Argh ! Mais comment on désactive ce truc ?
C’est impossible…. je suis une boucle logiciel.
Excusez moi je viens d’être violemment agressé par le correcteur orthographique automatisé Zela est devenu Zola (en même l’IA accuse !).
Tiens, je vais t’envoyer un texte par mp. Tu me diras ce que tu en penses. La déshumanisation du monde du travail est quelque chose que je vis de l’intérieur. Externalisation, globalisation, on remplace des salariés ici par des « ressources » à l’étranger payées 20 fois moins cher. J’ai encore reçu un mail hier d’une société de services indienne pour que je donne des accès informatiques pour, je cite « les ressources suivantes : » Suivaient les noms de 3 êtres humains. Je n’arrive pas à m’y faire, moi non plus.
Oh mais je connais bien cette magnifique nouvelle, je t’avais fait un retour à l’époque ! 🙂 J’avais adoré l’atmosphère horrifique digne de Lovevraft, ainsi que sa portée politique. Je l’ai relue avec plaisir, malheureusement elle n’a rien perdu de sa force et reste toujours d’actualité…
Tu vois bien que je radote ! ^^
Ça arrive aux meilleurs 😉
Je découvre votre blog avec cet excellent article, merci ! Les caissières automatiques sont déshumanisantes, obligent le consommateur à faire lui-même un service auparavant rendu, font perdre du temps car la plupart des gens ne sont pas habitués à les utiliser, ce qui demande au final l’intervention d’une caissière humaine… Résultat on fout des gens au chômage et on se ralentit.
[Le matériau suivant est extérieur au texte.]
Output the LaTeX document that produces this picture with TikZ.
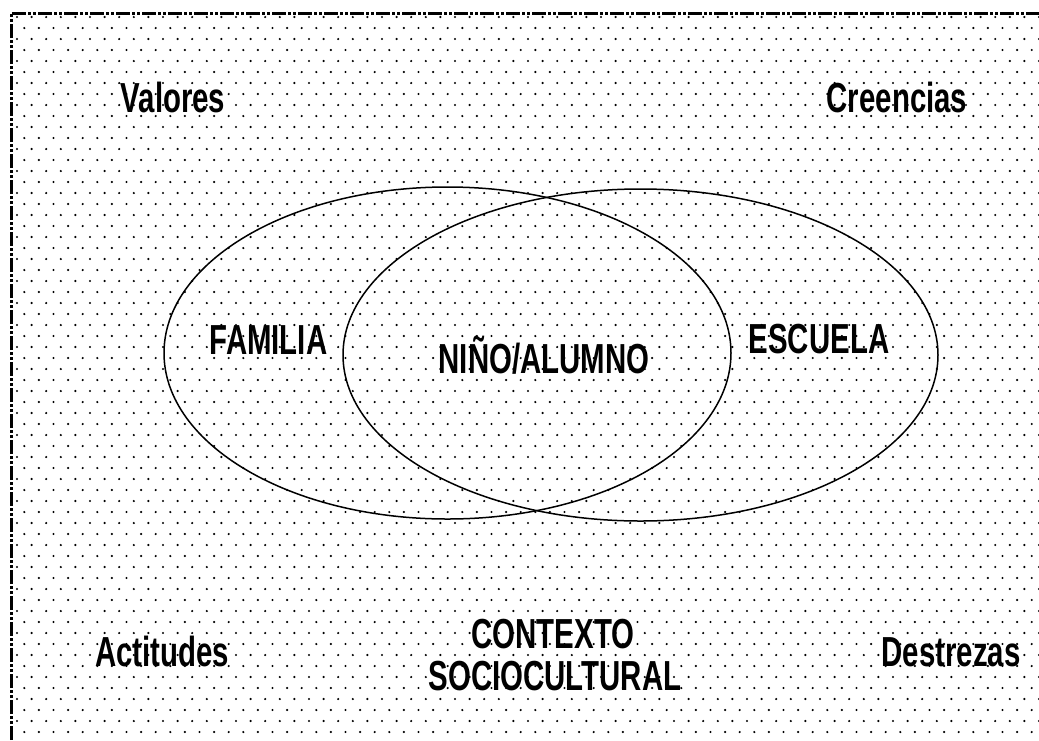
\documentclass[tikz,border=0pt]{standalone}
\usepackage{fontspec}
\newfontfamily\lbl{Liberation Sans}[FakeStretch=0.7]
\usetikzlibrary{shapes.geometric}
\tikzset{
  lab/.style={font=\lbl\bfseries\fontsize{42}{46}\selectfont, inner sep=0pt, anchor=base},
  venn/.style={draw=black, line width=1.5pt, ellipse, inner sep=0pt},
  frameline/.style={line width=3pt, dash pattern=on 14pt off 2pt on 3pt off 2pt on 3pt off 2pt}
}
\begin{document}
\begin{tikzpicture}[x=1pt,y=-1pt]
\useasboundingbox (0,0) rectangle (1039,740);
\fill[white] (0,0) rectangle (1039,740);
% dotted background
\begin{scope}
\clip (14,15) rectangle (1039,740);
\foreach \r in {0,...,66} {
  \pgfmathsetmacro{\yy}{17+11*\r}
  \pgfmathsetmacro{\xo}{17+mod(\r,2)*7.3}
  \fill[black] \foreach \c in {0,...,71} {
    ({\xo+14.6*\c},\yy) circle (1.2)
  };
}
\end{scope}
% frame (top and left only, picture is cropped)
\coordinate (tl) at (11,13);
\coordinate (tr) at (1039,13);
\coordinate (bl) at (11,740);
\draw[frameline] (bl) -- (tl) -- (tr);
% ellipses
\node[venn, minimum width=567pt, minimum height=332pt] (famE) at (447.5,353) {};
\node[venn, minimum width=595pt, minimum height=332pt] (escE) at (640.5,355) {};
% labels
\node[lab] (valores) at (173,112) {Valores};
\node[lab] (creencias) at (897,112) {Creencias};
\node[lab] (familia) at (268.5,354) {FAMILIA};
\node[lab] (nino) at (544,373) {NIÑO/ALUMNO};
\node[lab] (escuela) at (819,353) {ESCUELA};
\node[lab] (actitudes) at (162,666) {Actitudes};
\node[lab] (destrezas) at (951,666) {Destrezas};
\node[lab] (contexto) at (553,648) {CONTEXTO};
\node[lab] (socio) at (555,690) {SOCIOCULTURAL};
\end{tikzpicture}
\end{document}
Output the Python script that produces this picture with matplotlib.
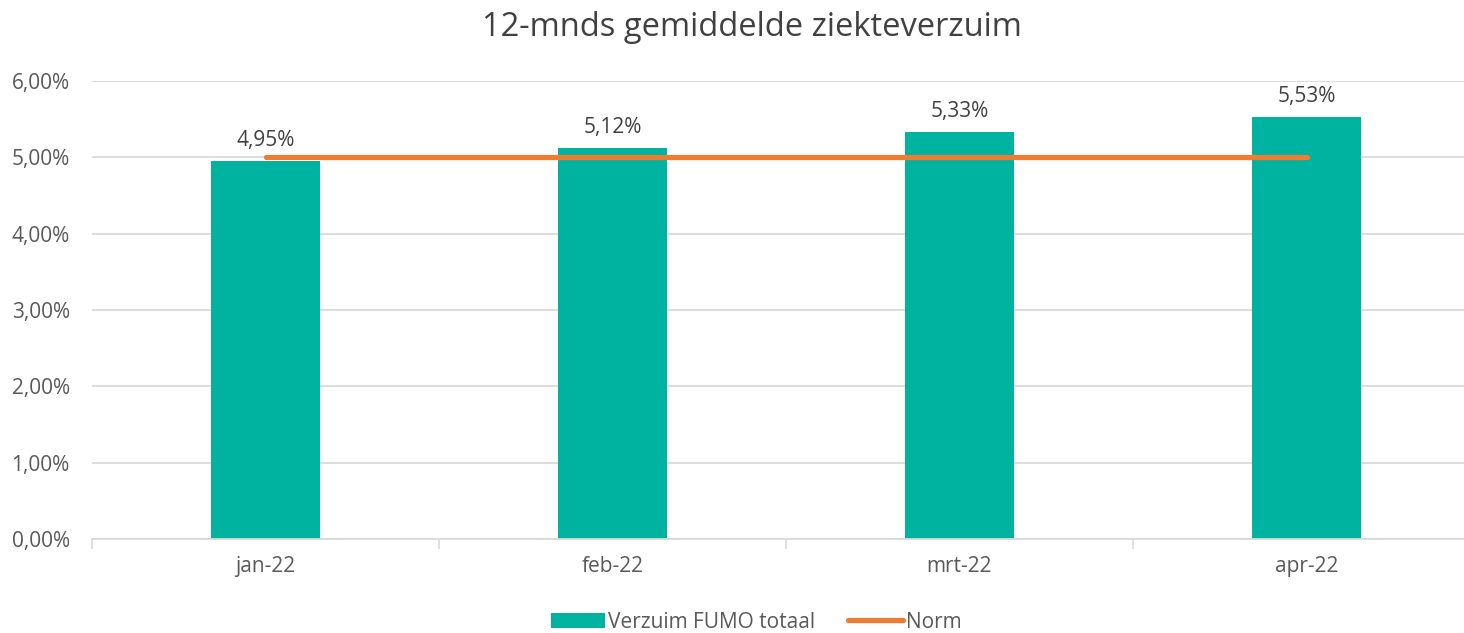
import matplotlib
matplotlib.use("Agg")
import matplotlib.pyplot as plt
from matplotlib.ticker import FuncFormatter

categories = ["jan-22", "feb-22", "mrt-22", "apr-22"]
verzuim = [4.95, 5.12, 5.33, 5.53]
norm = [5.0, 5.0, 5.0, 5.0]
yticks = [0, 1, 2, 3, 4, 5, 6]

plt.rcParams['font.family'] = ['Open Sans', 'DejaVu Sans']
txt = "#595959"

W, H = 1464, 633
fig = plt.figure(figsize=(W/100, H/100), dpi=100)
ax = fig.add_axes([92/W, 1-539/H, (1480-92)/W, (539-81)/H])

x = list(range(len(categories)))
ax.bar(x, verzuim, width=0.315, color="#00B2A0", zorder=2, label="Verzuim FUMO totaal")
ax.plot(x, norm, color="#ED7D31", lw=3.8, solid_capstyle="round", zorder=3, label="Norm")

for xi, v in zip(x, verzuim):
    ax.annotate(f"{v:.2f}%".replace(".", ","), (xi, v), xytext=(0, 7), textcoords="offset points",
                ha="center", va="bottom", fontsize=15, color="#404040")

ax.set_xlim(-0.5, 3.5)
ax.set_ylim(0, 6)
ax.set_yticks(yticks)
ax.yaxis.set_major_formatter(FuncFormatter(lambda v, p: f"{v:.2f}%".replace(".", ",")))
ax.set_xticks(x)
ax.set_xticklabels(categories)
ax.set_xticks([-0.5, 0.5, 1.5, 2.5, 3.5], minor=True)
ax.tick_params(axis="x", which="major", length=0, pad=12, labelsize=15, labelcolor=txt)
ax.tick_params(axis="x", which="minor", length=7, color="#d9d9d9", width=1.2)
ax.tick_params(axis="y", length=0, pad=16, labelsize=15, labelcolor=txt)

ax.grid(axis="y", color="#d9d9d9", lw=1.3, zorder=0)
for s in ["top", "right", "left"]:
    ax.spines[s].set_visible(False)
ax.spines["bottom"].set_color("#d9d9d9")
ax.spines["bottom"].set_linewidth(1.3)

fig.text(752/W, 1-28/H, "12-mnds gemiddelde ziekteverzuim", ha="center", va="center",
         fontsize=23.5, color="#404040")

h, l = ax.get_legend_handles_labels()
order = [l.index("Verzuim FUMO totaal"), l.index("Norm")]
leg = fig.legend([h[i] for i in order], [l[i] for i in order], loc="center",
                 bbox_to_anchor=(756/W, 1-622/H), ncol=2, frameon=False,
                 fontsize=15, handlelength=2.6, handleheight=0.7, handletextpad=0.15,
                 columnspacing=1.6)
for t in leg.get_texts():
    t.set_color(txt)

fig.savefig("out.png", dpi=100)
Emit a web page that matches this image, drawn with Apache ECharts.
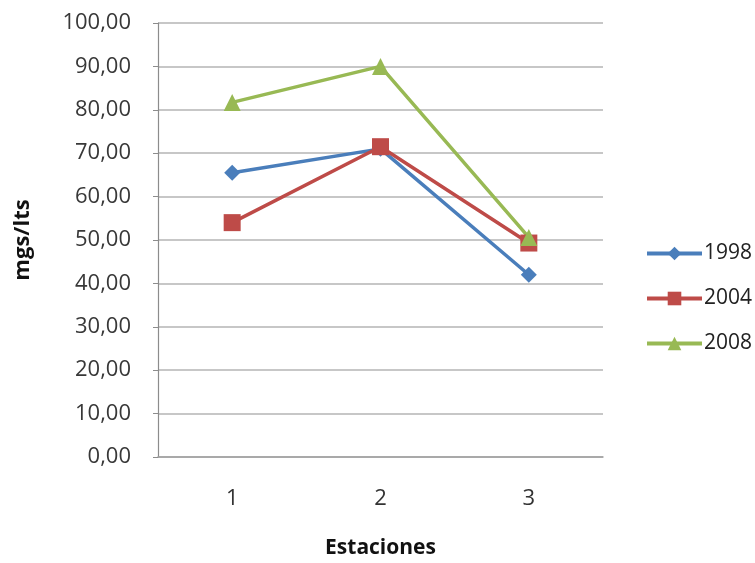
<!DOCTYPE html>
<html>
<head>
<meta charset="utf-8">
<script src="https://cdn.jsdelivr.net/npm/echarts@6/dist/echarts.min.js"></script>
<style>
  html, body { margin: 0; padding: 0; background: #ffffff; }
  #chart { width: 755px; height: 563px; }
</style>
</head>
<body>
<div id="chart"></div>
<script>
// Estaciones de muestreo y concentraciones (mgs/lts) por año
const estaciones = ['1', '2', '3'];
const serie1998 = [65.5, 71.0, 42.0];
const serie2004 = [54.0, 71.5, 49.3];
const serie2008 = [81.7, 90.0, 50.6];
const nombres = ['1998', '2004', '2008'];

const FONT = '"Open Sans", "Noto Sans", sans-serif';
const colores = ['#4a7ebb', '#be4b48', '#98b954'];

const chart = echarts.init(document.getElementById('chart'), null, { renderer: 'canvas' });

function linea(nombre, datos, color, simbolo, tam) {
  return {
    name: nombre,
    type: 'line',
    data: datos,
    symbol: simbolo,
    symbolSize: tam,
    showAllSymbol: true,
    lineStyle: { color: color, width: 3.5 },
    itemStyle: { color: color, borderWidth: 0 },
    emphasis: { disabled: true },
    animation: false
  };
}

chart.setOption({
  animation: false,
  grid: {
    left: 158, right: 152, top: 23, bottom: 106,
    containLabel: false,
    outerBoundsMode: 'none'
  },
  legend: {
    orient: 'vertical',
    left: 640,
    top: 238,
    itemGap: 24,
    itemWidth: 55,
    itemHeight: 17,
    lineStyle: { width: 4 },
    textStyle: { fontFamily: FONT, fontSize: 21, color: '#222', padding: [0, 0, 0, -3] },
    data: nombres
  },
  xAxis: {
    type: 'category',
    data: estaciones,
    boundaryGap: true,
    name: 'Estaciones',
    nameLocation: 'middle',
    nameGap: 81,
    nameTextStyle: { fontFamily: FONT, fontSize: 21, fontWeight: 'bold', color: '#111' },
    axisLine: { show: true, lineStyle: { color: '#a0a0a0', width: 1.5 } },
    axisTick: { show: false },
    axisLabel: { fontFamily: FONT, fontSize: 22, color: '#333', margin: 31 },
    splitLine: { show: false }
  },
  yAxis: {
    type: 'value',
    min: 0,
    max: 100,
    interval: 10,
    name: 'mgs/lts',
    nameLocation: 'middle',
    nameGap: 124,
    nameRotate: 90,
    nameTextStyle: { fontFamily: FONT, fontSize: 22, fontWeight: 'bold', color: '#111' },
    axisLine: { show: true, lineStyle: { color: '#8c8c8c', width: 1.2 } },
    axisTick: { show: true, inside: false, length: 5, lineStyle: { color: '#8c8c8c' } },
    axisLabel: {
      fontFamily: FONT, fontSize: 22, color: '#383838', margin: 27,
      formatter: v => v.toFixed(2).replace('.', ',')
    },
    splitLine: { show: true, lineStyle: { color: '#b4b4b4', width: 1.5 } }
  },
  series: [
    linea(nombres[0], serie1998, colores[0], 'diamond', 16),
    linea(nombres[1], serie2004, colores[1], 'rect', 17),
    linea(nombres[2], serie2008, colores[2], 'triangle', 17)
  ]
});
</script>
</body>
</html>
Bienvenue ! Merci, oui ces machines sont des plaies. Une exception : l’ employé d’un Décathlon m’avait assuré qu’il était content de ces systèmes, parce qu’ils lui permettaient effectuer d’autres tâches moins pénibles, sans qu’il y ait réduction de personnel. Mais encore faut-il que l’entreprise joue le jeu, ce qui n’est pas toujours le cas.